The Democratic Party, more of a competition among competing interests than its counterpart, has proven a bit more structurally resilient. In 2020, a fractured field stopped its squabbling and got in line behind the guy best suited to dethrone Trump at the time. The party has a deep bench of interesting rising figures, including a bunch of Rust Belt governors who have directly attacked the causes of the 2016 failure, who could circulate up if given the opportunity. But the Democrats are still subject to the inertia of an old elite that can cost them dearly, both in the decision to line up behind Hillary Clinton because it was “her turn,” and now in the slow-motion train wreck of Joe Biden’s campaign that never should have been. Last week’s debate was, perhaps, an egregious enough peak to wake people to this fact, but it will still take true courage and inventiveness for Democrats to do what they have to do and find a new candidate.

Great people can shape history, but their moments come and go in a heartbeat, especially if they themselves do not change with the times. Knowing when to stand aside for someone new can take uncommon humility, or at least a clear-eyed understanding of one’s role and realistic chances in a broader drama. Ideally, a system should never let it come to that. But we are where we are, and anyone who wants to avoid increasingly ugly transitions of power had better root for some circulation of elites.

Image credit: By Unknown author – [1] [2], Public Domain, https://commons.wikimedia.org/w/index.php?curid=68615041

* Lengthy comparative politics student footnote: Some very autocratic societies can seem stable, but rarely do they come to happy endings. Despots can rule for a very long time through enough fear and control, but when they do finally fall, it can get brutal, as the Arab Spring showed. Imperial dynasties are some of the longest lasting regimes in human history, and while the monarchs and emperors make their divine claims, the brilliance of these systems lurks in the shadows of great palaces. Imperial China owed its stability to a deep bureaucracy that did circulate regularly, often forced by the castration of its most important functionaries. The absolute monarchies of Spain and Portugal ossified quickly, while the nimbler Brits created a system for regular changes in the Parliament behind the monarchial figurehead, and thus an obscure island built the greatest empire ever known to humanity. They even gave up that empire without a serious internal collapse, which, whatever else we may say about its colonial legacy, is a remarkable achievement.
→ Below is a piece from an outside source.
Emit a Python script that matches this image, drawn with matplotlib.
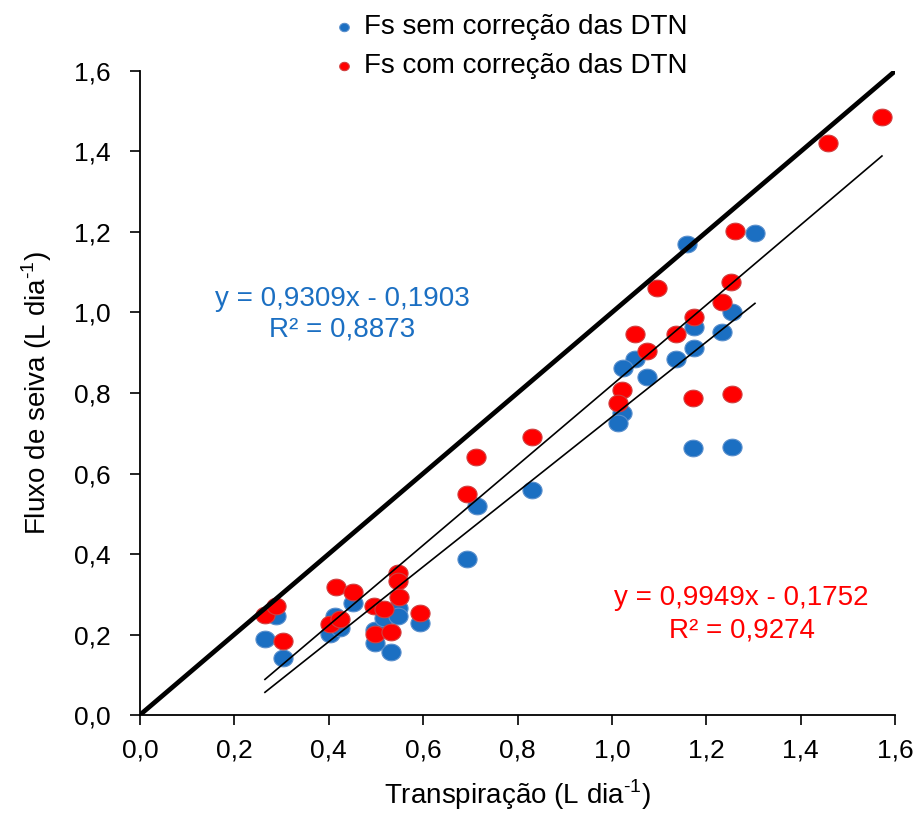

Party systems can also do their own filtering and circulating, and single-party states can lock in the control for a spell. In the early-to-mid twentieth century, Mexico developed what Mario Vargas Llosa called la dictadura perfecta, the perfect dictatorship, in which the Revolutionary Institutional Party (what a name) just ran the show by tacking left and right with the mood of the country, careful to pay off just enough interest groups to keep everyone passably happy. Post-Mao China functioned in a similar way, as the ideology fell out of the Communist Party and the country exploded on to a path of remarkable growth.

But this single party road runs the risk of capture by either inflexible interests or a single strongman, and with no competing party to offer a realistic alternative, there is less of a check on these instincts than in a competitive democracy. Mexico’s regime eventually broke down, toppled by its own cruel reactions to a radical left and as it went broke trying to cover all its bases, though certain legacies of that era, like the single-term limits on office holders, are now saving graces for Mexico’s very imperfect democracy. China is now abandoning its ideological fluidity under Xi Jinping, a shift that is both worrying for short term global stability but in the long run leaves me much more bullish on the American position vis-à-vis its greatest geopolitical rival. Xi may do a lot of damage in the near term, but he is systematically weakening his party’s ability to adapt to changing realities, including his own eventual passing.